The wheel and axle is one of six simple machines identified by Renaissance scientists drawing from Greek texts on technology. The wheel and axle is generally considered to be a wheel attached to an axle so that these two parts rotate together in which a force is transferred from one to the other. In this configuration a hinge, or bearing, supports the rotation of the axle.
The earliest well-dated depiction of a wheeled vehicle (a wagon—four wheels, two axles) is on the Bronocice pot, a ca. 3635–3370 BC ceramic vase, excavated in a Funnelbeaker culture settlement in southern Poland.

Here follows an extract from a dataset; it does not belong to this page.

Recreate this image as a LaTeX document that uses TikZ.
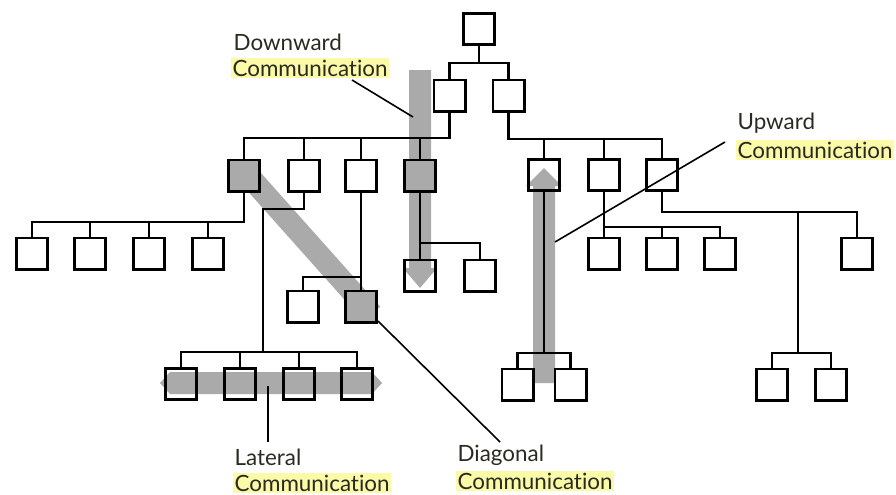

The oldest known example of a wooden wheel and its axle was found in 2002 at the Ljubljana Marshes some 20 km south of Ljubljana, the capital of Slovenia. According to radiocarbon dating, it is between 5,100 and 5,350 years old. The wheel was made of ash and oak and had a radius of 70 cm and the axle is 120 cm long and made of oak.
The simple machine called a wheel and axle refers to the assembly formed by two disks, or cylinders, of different diameters mounted so they rotate together around the same axis. Forces applied to the edges of the two disks, or cylinders, provide mechanical advantage. When used as the wheel of a cart the smaller cylinder is the axle of the wheel, but when used in a windlass, winch, and other similar applications , the smaller cylinder may be separate from the axle mounted in the bearings. It cannot be used separately.
Assuming the wheel and axle does not dissipate or store energy, the power generated by forces applied to the wheel must equal the power out at the axle. As the wheel and axle system rotates around its bearings, points on the circumference, or edge, of the wheel move faster than points on the circumference, or edge, of the axle. Therefore a force applied to the edge of the wheel must be less than the force applied to the edge of the axle, because power is the product of force and velocity.